Harvest: Project couldn't survive without subsidies

November 7, 2010

The Harvest Foundation has made it official: Plans to build an arena in uptown Martinsville have been scrapped.

In a news release issued Friday, the foundation stated, “The Harvest board confirmed its decision of two years ago to not invest in the multi-use arena complex that was originally proposed for uptown. The decision was based on the inability of the proposed complex to sustain itself without significant, ongoing taxpayer and foundation subsidies, especially in the current weak economy.”

Harvest stated that it intends to consider investment opportunities throughout uptown and not limit the focus to a single site or specific dollar amount, the release stated.

The Harvest board anticipates working with the city and Phoenix Community Development Corp. to identify “transformative projects” and investment partners to maximize the impact of their efforts, it added.
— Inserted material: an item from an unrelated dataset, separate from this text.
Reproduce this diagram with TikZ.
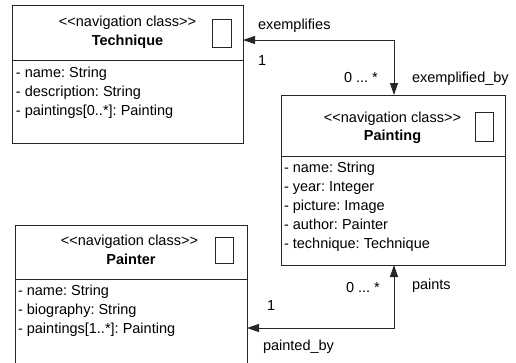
\documentclass[tikz,border=0pt]{standalone}
\usepackage{fontspec}
\setmainfont{Liberation Sans}
\usetikzlibrary{arrows.meta}
\frenchspacing

\begin{document}
\begin{tikzpicture}[x=1pt,y=-1pt,
  every node/.style={font=\fontsize{14.5}{18.7}\selectfont, inner sep=0pt, outer sep=0pt},
  classbox/.style={draw=black!85, line width=0.9pt, rectangle, anchor=north west},
  iconbox/.style={draw=black!85, line width=0.8pt, rectangle, anchor=north west},
  divider/.style={draw=black!85, line width=0.9pt},
  stereo/.style={anchor=mid},
  cname/.style={anchor=mid, font=\fontsize{14.5}{18.7}\selectfont\bfseries},
  attr/.style={anchor=mid west},
  role/.style={anchor=mid west},
  assoc/.style={draw=black!85, line width=0.9pt, {Triangle[length=12pt,width=8pt]}-{Triangle[length=12pt,width=8pt]}}
]
\useasboundingbox (0,0) rectangle (516,362);
\clip (0,0) rectangle (516,362);

% stereotype text, with the angle brackets kept apart so they do not merge into guillemets
\def\navclass{<{}<navigation class>{}>}

% ---- Technique ----
\node[classbox, minimum width=231pt, minimum height=138pt] (tech) at (12,5) {};
\draw[divider] (12,60) coordinate (techdl) -- (243,60) coordinate (techdr);
\node[iconbox, minimum width=19pt, minimum height=28pt] (techicon) at (212,19) {};
\node[stereo] (techst) at (127.5,24) {\navclass};
\node[cname] (techname) at (127.5,43) {Technique};
\node[attr] (techa1) at (16,75) {- name: String};
\node[attr] (techa2) at (16,94) {- description: String};
\node[attr] (techa3) at (16,112.5) {- paintings[0..*]: Painting};

% ---- Painting ----
\node[classbox, minimum width=224pt, minimum height=170pt] (paint) at (281,95) {};
\draw[divider] (281,156) coordinate (paintdl) -- (505,156) coordinate (paintdr);
\node[iconbox, minimum width=18pt, minimum height=29pt] (painticon) at (475,112) {};
\node[stereo] (paintst) at (392.5,120) {\navclass};
\node[cname] (paintname) at (392.5,138) {Painting};
\node[attr] (painta1) at (284,170) {- name: String};
\node[attr] (painta2) at (284,189) {- year: Integer};
\node[attr] (painta3) at (284,208) {- picture: Image};
\node[attr] (painta4) at (284,227) {- author: Painter};
\node[attr] (painta5) at (284,246) {- technique: Technique};

% ---- Painter ----
\node[classbox, minimum width=232pt, minimum height=150pt] (painter) at (15,225) {};
\draw[divider] (15,279) coordinate (painterdl) -- (247,279) coordinate (painterdr);
\node[iconbox, minimum width=18pt, minimum height=26pt] (paintericon) at (215,237) {};
\node[stereo] (painterst) at (129.5,243) {\navclass};
\node[cname] (paintername) at (131,262) {Painter};
\node[attr] (paintera1) at (18,293) {- name: String};
\node[attr] (paintera2) at (18,312) {- biography: String};
\node[attr] (paintera3) at (18,331) {- paintings[1..*]: Painting};

% ---- associations ----
\coordinate (bend1) at (394,40);
\coordinate (bend2) at (394,328);
\draw[assoc] (paint.north -| bend1) -- (bend1) -- (bend1 -| tech.east);
\draw[assoc] (paint.south -| bend2) -- (bend2) -- (bend2 -| painter.east);

% ---- association labels ----
\node[role] (l1) at (258,27) {exemplifies};
\node[role] (l2) at (258,63) {1};
\node[role] (l3) at (344,79.5) {0 ... *};
\node[role] (l4) at (412,79.5) {exemplified\_by};
\node[role] (l5) at (346,289.5) {0 ... *};
\node[role] (l6) at (412,287) {paints};
\node[role] (l7) at (267,308) {1};
\node[role] (l8) at (263,348) {painted\_by};
\end{tikzpicture}
\end{document}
“Our first priority is to fund sustainable projects that will transform our community,” said Paul Toms, chairman of the Harvest board. “Building an arena that would have required ongoing taxpayer and foundation subsidy at a time when our community can least afford it would have been irresponsible.

“We will have greater and longer-lasting impact through diversifying our investment in uptown in partnership with other funders and investors. We are firmly committed to uptown’s success and encourage residents to participate in the planning process funded by this grant for both Baldwin Block and the courthouse,” he added.
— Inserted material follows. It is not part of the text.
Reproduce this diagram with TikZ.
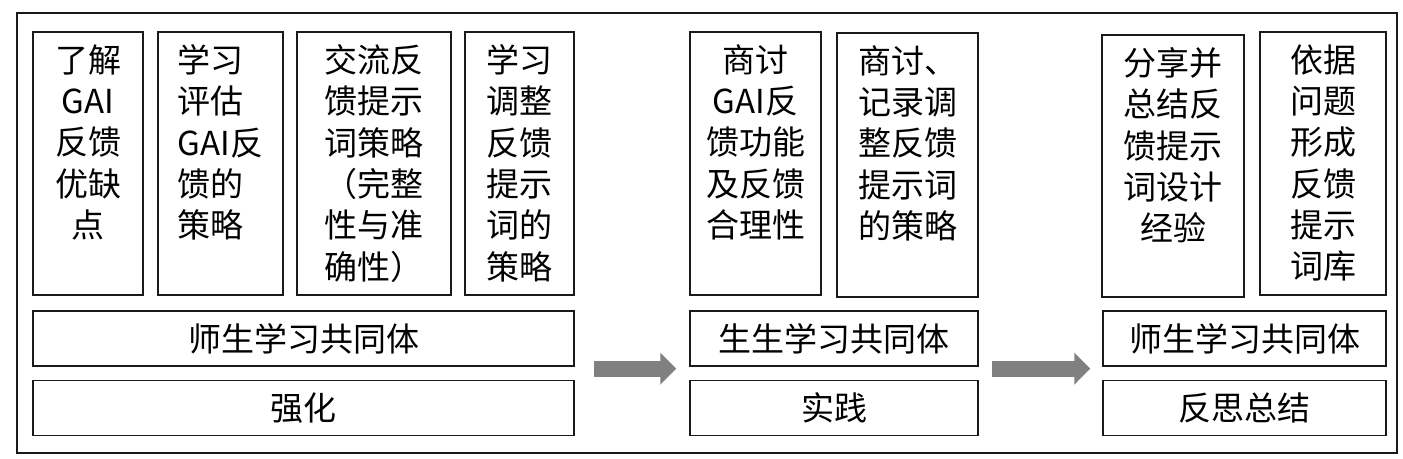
\documentclass[tikz,border=0pt]{standalone}
\usepackage{xcolor}
\usepackage{tikz}
\usetikzlibrary{positioning,arrows.meta}
\usepackage{fontspec}
\newfontfamily\cjk{Noto Sans CJK SC}
\definecolor{stagegray}{HTML}{808080}
\definecolor{framedark}{HTML}{1A1A1A}

\begin{document}
\begin{tikzpicture}[x=1pt,y=-1pt,
  frame/.style={draw=framedark,line width=1.4pt,inner sep=0pt},
  tallbox/.style={frame,minimum height=263},
  barbox/.style={frame,minimum height=55,font=\cjk\fontsize{33}{41}\selectfont},
  boxtext/.style={inner sep=0pt,font=\cjk\fontsize{33}{41.3}\selectfont},
  stagearrow/.style={draw=stagegray,line width=16pt,-{Triangle[length=16pt,width=31pt]}}]
  \useasboundingbox (0,0) rectangle (1403,458);
  \draw[framedark,line width=1.4pt] (17,13) rectangle (1397,453);

  \node[tallbox,minimum width=110] (a1) at (88,163.5) {};
  \node[tallbox,minimum width=125] (a2) at (220.5,163.5) {};
  \node[tallbox,minimum width=154] (a3) at (374,163.5) {};
  \node[tallbox,minimum width=109] (a4) at (519.5,163.5) {};
  \node[barbox,minimum width=541] (teamA) at (303.5,338.5) {师生学习共同体};
  \node[barbox,minimum width=541] (stageA) at (303.5,408) {强化};
  \node[boxtext,align=center,below=13pt of a1.north] (ta1) {了解\\GAI\\反馈\\优缺\\点};
  \node[boxtext,align=left,below=13pt of a2.north] (ta2) {学习\\评估\\GAI反\\馈的\\策略};
  \node[boxtext,align=left,below=13pt of a3.north] (ta3) {交流反\\馈提示\\词策略\\（完整\\性与准\\确性）};
  \node[boxtext,align=left,below=13pt of a4.north] (ta4) {学习\\调整\\反馈\\提示\\词的\\策略};

  \node[tallbox,minimum width=131] (b1) at (755.5,163.5) {};
  \node[tallbox,minimum width=141,minimum height=264] (b2) at (907.5,165) {};
  \node[barbox,minimum width=288] (teamB) at (834,338.5) {生生学习共同体};
  \node[barbox,minimum width=288] (stageB) at (834,408) {实践};
  \node[boxtext,align=center,below=13pt of b1.north] (tb1) {商讨\\GAI反\\馈功能\\及反馈\\合理性};
  \node[boxtext,align=left,below=13pt of b2.north] (tb2) {商讨、\\记录调\\整反馈\\提示词\\的策略};

  \node[tallbox,minimum width=142,minimum height=262] (c1) at (1173,166) {};
  \node[tallbox,minimum width=126] (c2) at (1323,163.5) {};
  \node[barbox,minimum width=283] (teamC) at (1244.5,338.5) {师生学习共同体};
  \node[barbox,minimum width=283] (stageC) at (1244.5,408) {反思总结};
  \node[boxtext,align=center,below=13pt of c1.north] (tc1) {分享并\\总结反\\馈提示\\词设计\\经验};
  \node[boxtext,align=center,below=13pt of c2.north] (tc2) {依据\\问题\\形成\\反馈\\提示\\词库};

  \draw[stagearrow] ([shift={(19,2)}]teamA.south east) -- ([shift={(-13,2)}]teamB.south west);
  \draw[stagearrow] ([shift={(13,2)}]teamB.south east) -- ([shift={(-12,2)}]teamC.south west);
\end{tikzpicture}
\end{document}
He was referring to a $654,957 grant announced Friday for the city of Martinsville. Part of that money will fund community input, planning and site assessment for the Baldwin Block — once the site of the proposed arena at the corner of Fayette and Market streets — and the area behind the former courthouse, the Harvest release stated. The public will be asked to help determine the best and most sustainable uses for these areas.

Several possible uses have been mentioned in the past for the Baldwin Block, which is owned by the city. In February, New College Institute Executive Director Barry Dorsey said a new NCI building is shown on the block in a new master plan for uptown Martinsville.
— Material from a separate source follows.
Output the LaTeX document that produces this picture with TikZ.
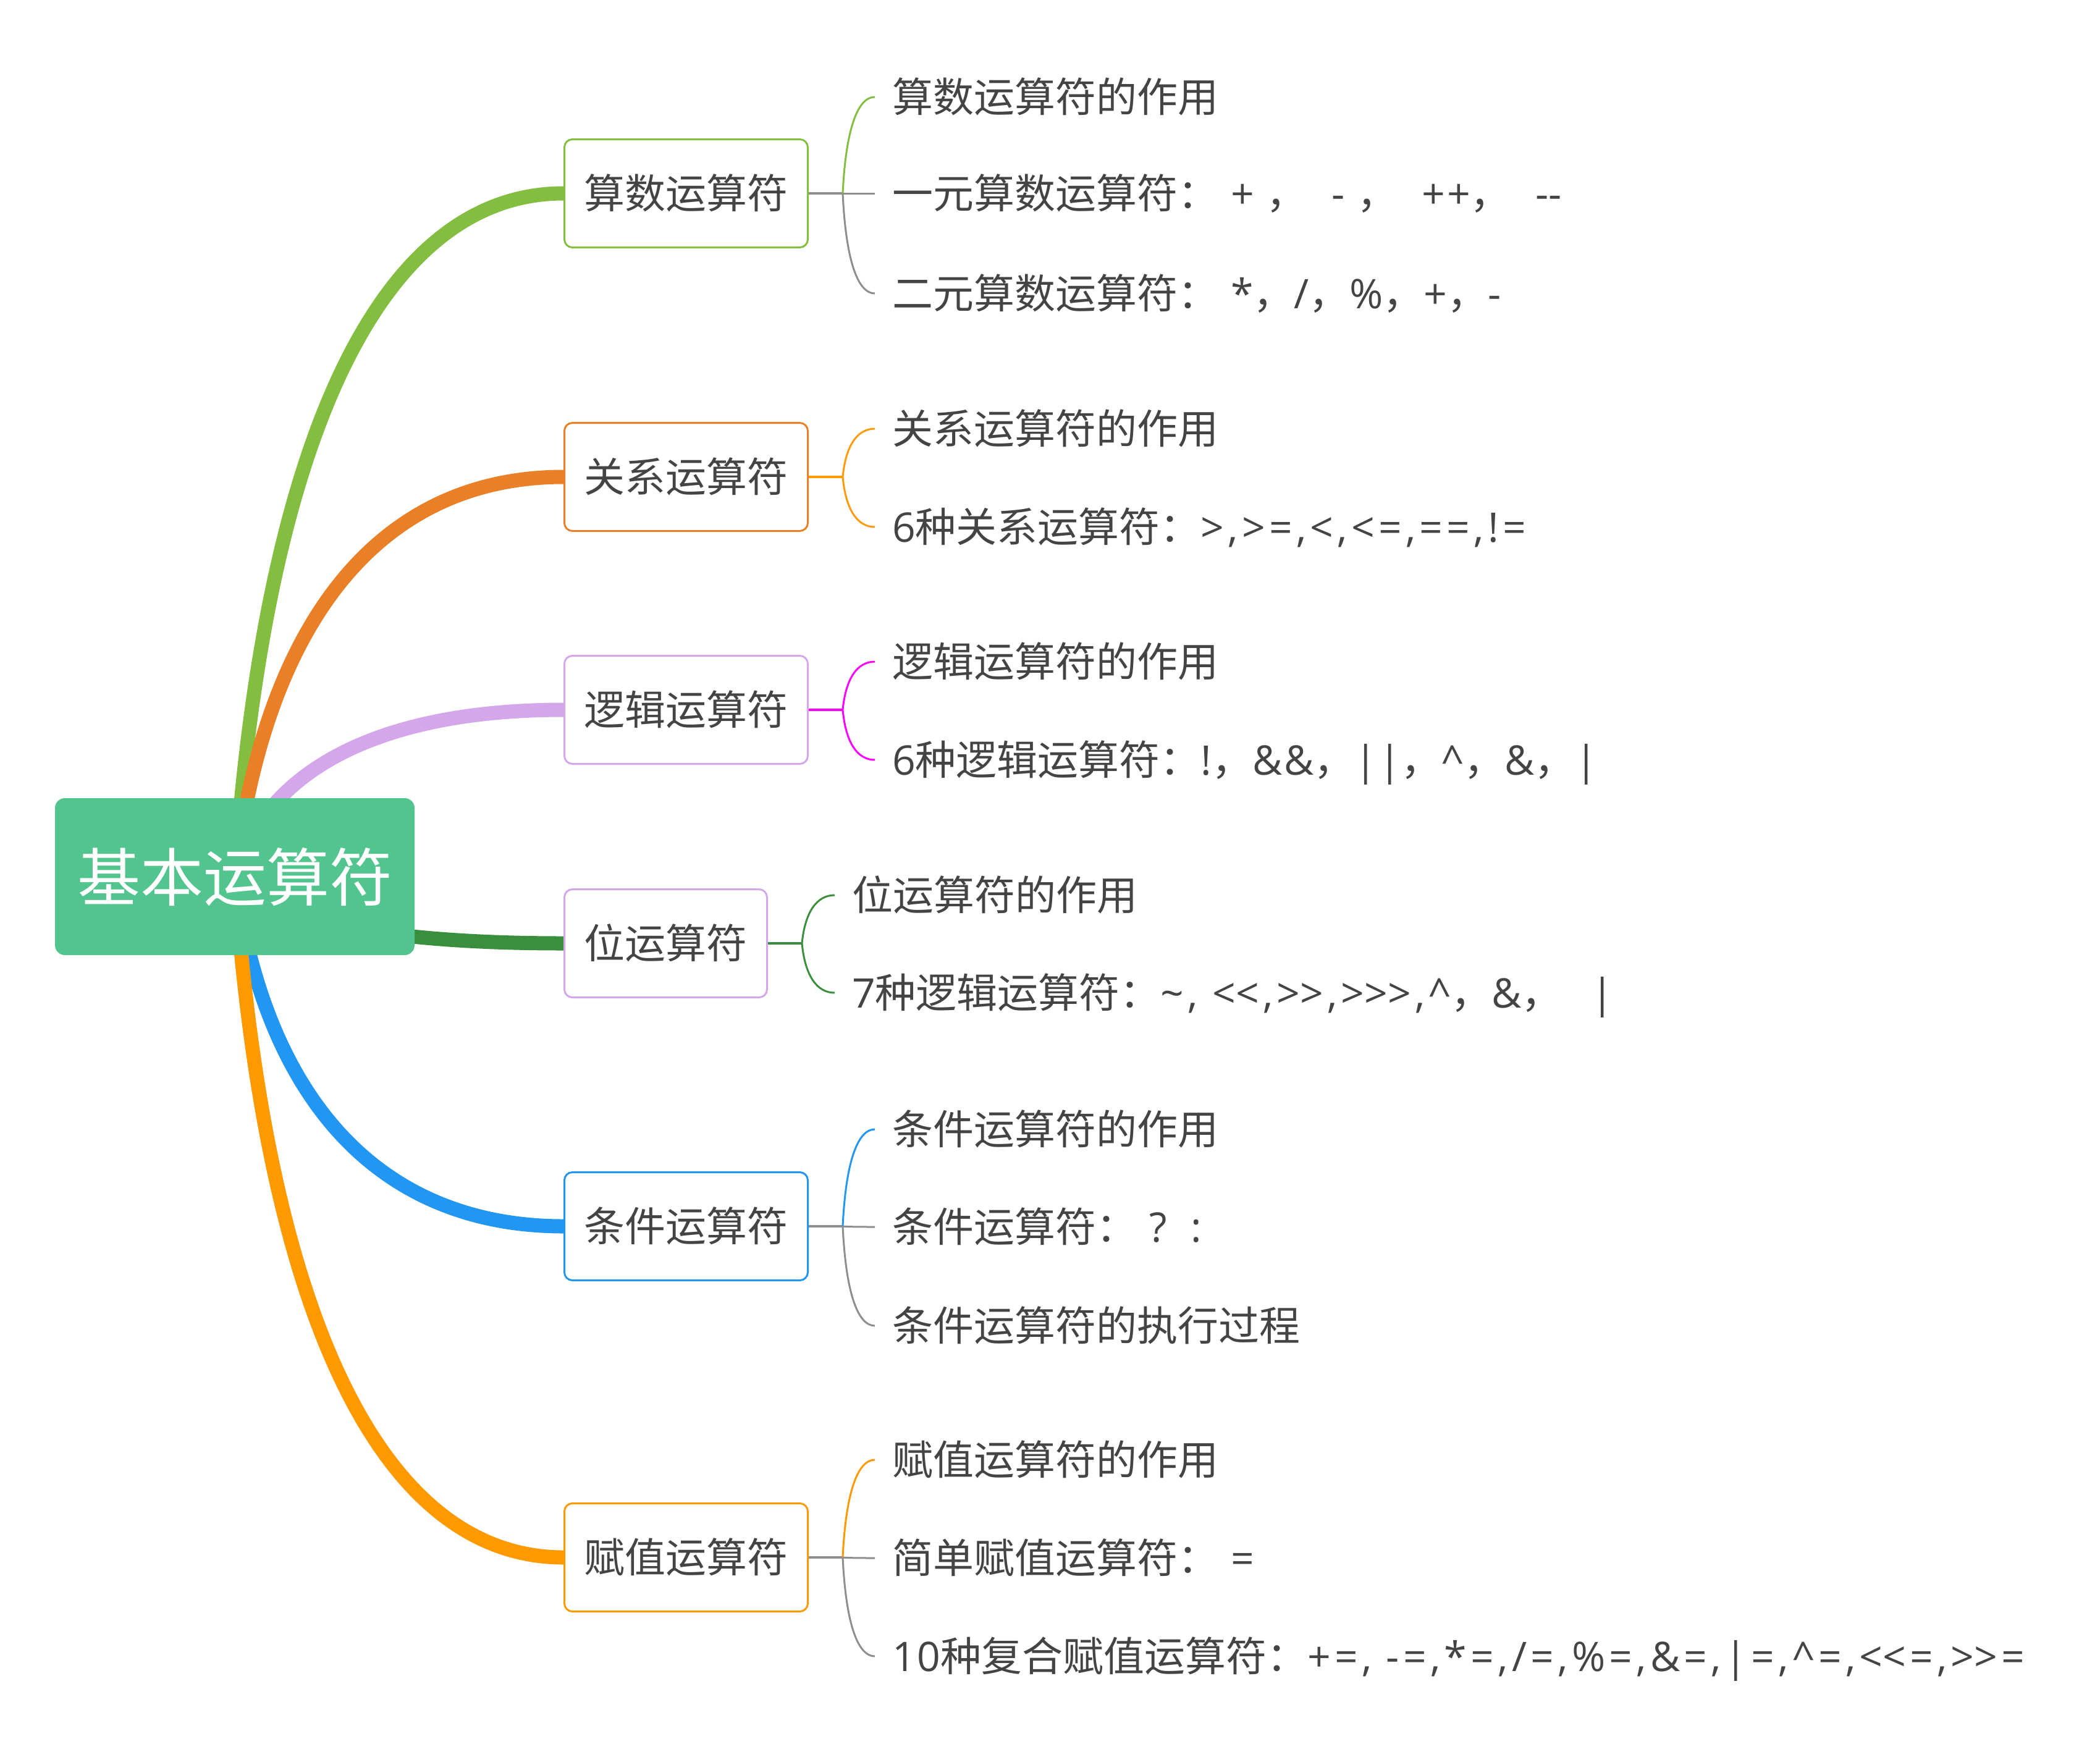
\documentclass[tikz,border=0pt]{standalone}
\usepackage{fontspec}
\newfontfamily\cjk{Noto Sans CJK SC}
\newfontfamily\lat{Open Sans}[LetterSpace=4]
\newfontfamily\latw{Open Sans}[LetterSpace=9.5]
\usetikzlibrary{calc,backgrounds}
\definecolor{rootgreen}{HTML}{52C48D}
\definecolor{cA}{HTML}{84BE41}
\definecolor{cB}{HTML}{E97F26}
\definecolor{cBsub}{HTML}{FF9A0A}
\definecolor{cC}{HTML}{D4A7EA}
\definecolor{cCsub}{HTML}{FF00FF}
\definecolor{cD}{HTML}{3B8E3D}
\definecolor{cE}{HTML}{2196F3}
\definecolor{cF}{HTML}{FF9900}
\definecolor{subgray}{HTML}{8E8E8E}
\definecolor{txt}{HTML}{444444}
\begin{document}
\begin{tikzpicture}[x=1pt,y=-1pt,
  curvy/.style={to path={let \p1=(\tikztostart), \p2=(\tikztotarget) in
     .. controls ({\x1+0.094*(\x2-\x1)},{\y1+0.65*(\y2-\y1)}) and ({\x1+0.45*(\x2-\x1)},\y2) .. (\tikztotarget)}},
  mainline/.style={line width=23pt, curvy},
  subline/.style={line width=3pt, curvy},
  stemline/.style={line width=3.5pt},
  rootnode/.style={fill=rootgreen, rounded corners=16pt, minimum width=582pt, minimum height=254pt,
     inner sep=0pt, font=\cjk\fontsize{102}{110}\selectfont, text=white, text height=86pt, text depth=8pt},
  topic/.style={draw=#1, fill=white, line width=3pt, rounded corners=13pt, minimum height=175pt,
     inner xsep=32pt, inner ysep=0pt, anchor=west, font=\cjk\fontsize{66}{72}\selectfont, text=txt,
     text height=55pt, text depth=6pt},
  leaf/.style={anchor=west, inner xsep=28pt, inner ysep=0pt, font=\cjk\fontsize{66}{72}\selectfont,
     text=txt, text height=55pt, text depth=6pt}
]
\useasboundingbox (0,0) rectangle (3399,2835);

% root and topics
\node[rootnode] (root) at (380,1419) {基本运算符};
\node[topic=cA] (b1) at (912,313) {算数运算符};
\node[topic=cB] (b2) at (912,772) {关系运算符};
\node[topic=cC] (b3) at (912,1149) {逻辑运算符};
\node[topic=cC] (b4) at (912,1527) {位运算符};
\node[topic=cE] (b5) at (912,1985) {条件运算符};
\node[topic=cF] (b6) at (912,2521) {赋值运算符};

% main connectors behind the nodes
\begin{scope}[on background layer]
\draw[mainline, draw=cA] (root.center) to (b1.west);
\draw[mainline, draw=cB] (root.center) to (b2.west);
\draw[mainline, draw=cC] (root.center) to (b3.west);
\draw[mainline, draw=cD] (root.center) to (b4.west);
\draw[mainline, draw=cE] (root.center) to (b5.west);
\draw[mainline, draw=cF] (root.center) to (b6.west);
\end{scope}

% split points
\coordinate (s1) at ($(b1.east)+(55,0)$);
\coordinate (s2) at ($(b2.east)+(55,0)$);
\coordinate (s3) at ($(b3.east)+(55,0)$);
\coordinate (s4) at ($(b4.east)+(55,0)$);
\coordinate (s5) at ($(b5.east)+(55,0)$);
\coordinate (s6) at ($(b6.east)+(55,0)$);

% leaves
\node[leaf] (t11) at (1416,157) {算数运算符的作用};
\node[leaf] (t12) at (1416,313) {一元算数运算符：{\lat\ +\ }，{\lat\ \ -\ }，{\lat\ \ ++}，{\lat\ \ -\kern0pt-}};
\node[leaf] (t13) at (1416,475) {二元算数运算符：{\lat\ *}，{\lat /}，{\lat\%}，{\lat +}，{\lat -}};
\node[leaf] (t21) at (1416,694) {关系运算符的作用};
\node[leaf] (t22) at (1416,853) {{\lat 6}种关系运算符：{\latw >,>=,<,<=,==,!=}};
\node[leaf] (t31) at (1416,1071) {逻辑运算符的作用};
\node[leaf] (t32) at (1416,1230) {{\lat 6}种逻辑运算符：{\lat !}，{\lat\&\&}，{\lat ||}，{\lat\textasciicircum}，{\lat\&}，{\lat |}};
\node[leaf] (t41) at (1351,1449) {位运算符的作用};
\node[leaf] (t42) at (1351,1607) {{\lat 7}种逻辑运算符：{\latw\textasciitilde, <\kern0pt<,>\kern0pt>,>\kern0pt>\kern0pt>,\textasciicircum}，{\latw\&}，{\latw\ \ |}};
\node[leaf] (t51) at (1416,1828) {条件运算符的作用};
\node[leaf] (t52) at (1416,1986) {条件运算符：{\lat\ ?\ \ :}};
\node[leaf] (t53) at (1416,2146) {条件运算符的执行过程};
\node[leaf] (t61) at (1416,2363) {赋值运算符的作用};
\node[leaf] (t62) at (1416,2522) {简单赋值运算符：{\lat\ =}};
\node[leaf] (t63) at (1416,2681) {{\lat 10}种复合赋值运算符：{\latw +=, -=,*=,/=,\%=,\&=,|=,\textasciicircum=,<\kern0pt<=,>\kern0pt>=}};

% group 1
\draw[stemline, subgray] (b1.east) -- (s1);
\draw[subline, draw=cA] (s1) to (t11.west);
\draw[subline, draw=subgray] (s1) to (t12.west);
\draw[subline, draw=subgray] (s1) to (t13.west);
% group 2
\draw[stemline, cBsub] (b2.east) -- (s2);
\draw[subline, draw=cBsub] (s2) to (t21.west);
\draw[subline, draw=cBsub] (s2) to (t22.west);
% group 3
\draw[stemline, cCsub] (b3.east) -- (s3);
\draw[subline, draw=cCsub] (s3) to (t31.west);
\draw[subline, draw=cCsub] (s3) to (t32.west);
% group 4
\draw[stemline, cD] (b4.east) -- (s4);
\draw[subline, draw=cD] (s4) to (t41.west);
\draw[subline, draw=cD] (s4) to (t42.west);
% group 5
\draw[stemline, subgray] (b5.east) -- (s5);
\draw[subline, draw=cE] (s5) to (t51.west);
\draw[subline, draw=subgray] (s5) to (t52.west);
\draw[subline, draw=subgray] (s5) to (t53.west);
% group 6
\draw[stemline, subgray] (b6.east) -- (s6);
\draw[subline, draw=cF] (s6) to (t61.west);
\draw[subline, draw=subgray] (s6) to (t62.west);
\draw[subline, draw=subgray] (s6) to (t63.west);
\end{tikzpicture}
\end{document}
Allyson Rothrock, executive director of the Harvest Foundation, said Saturday an NCI building is one thing — but not the only thing — being considered.

“The thinking is to pull together more community convening” to determine what makes sense on that site, she said.

Any building plans for NCI probably would go hand-in-hand with its growth, possibly into a branch of an existing college or university in the state as was recommended last week, Rothrock said.

“That’s huge,” she said. “As those talks start we will see where we are.”

“At the same time, one of the most compelling things that has happened is the renovation of empty space (in uptown) because of NCI. The foundation feels strongly that is a key part of what goes forward,” Rothrock said. “We’d be crazy not to continue to renovate existing space as needed. ... We’ve got to figure out the next step.”

The Baldwin Block also has been mentioned as a possible site for a proposed West Side community center. However, the committee proposing that center wants the city to allow the center to be built on unused land at Dana O. Baldwin Park on Swanson Street. Martinsville City Council has endorsed the project but not a site.

Rothrock said she has met with committee members and offered them advice.

“My message is if there is a need — we haven’t done an assessment but I don’t doubt it — show me programs” with 100 to 150 youth and volunteers doing things in local churches, vacant buildings and schools during off hours, she said.

Rothrock said she suggested that the organizers build strong programs, ranks of committed volunteers and partnerships with others in the community.

“Get things really going on the ground. Then make the case that you need something else,” she said she told the group. “I’m sure they will” do that and follow same process other groups must undergo, she added. “They have to do that.”

“It’s not just about giving money to build a building,” Rothrock said, referring back to the abandoned arena, the community center or any other project.

With respect to the arena specifically, Rothrock asked, “Is it the right thing to do to burden the taxpayers of Martinsville for a project that financially is not viable? I don’t think it is the right thing to do.”

The arena plan was unveiled in October 2006 along with plans for what has become the Smith River Sports Complex off the U.S. 58 bypass. Harvest helps fund the authority that oversees the complex, but there is no taxpayer money in the facility.

The $16 million fieldhouse and arena were to be an 80,000-square-foot facility. Highlights were to include a 35,000-square-foot fieldhouse that could support basketball courts, volleyball courts and indoor soccer and could be used for trade shows and exhibits.

It also was to include a 30,000-square-foot multi-purpose arena that could have accommodated concerts and basketball competitions, and a 7,500-square-foot fitness space with a 1/8-mile elevated walking track. At the time, it was projected to open in October 2009.

But in December 2008, Rothrock said the foundation was reassessing those plans due to the economic downturn, lessons learned during construction of the sports complex and more going on uptown.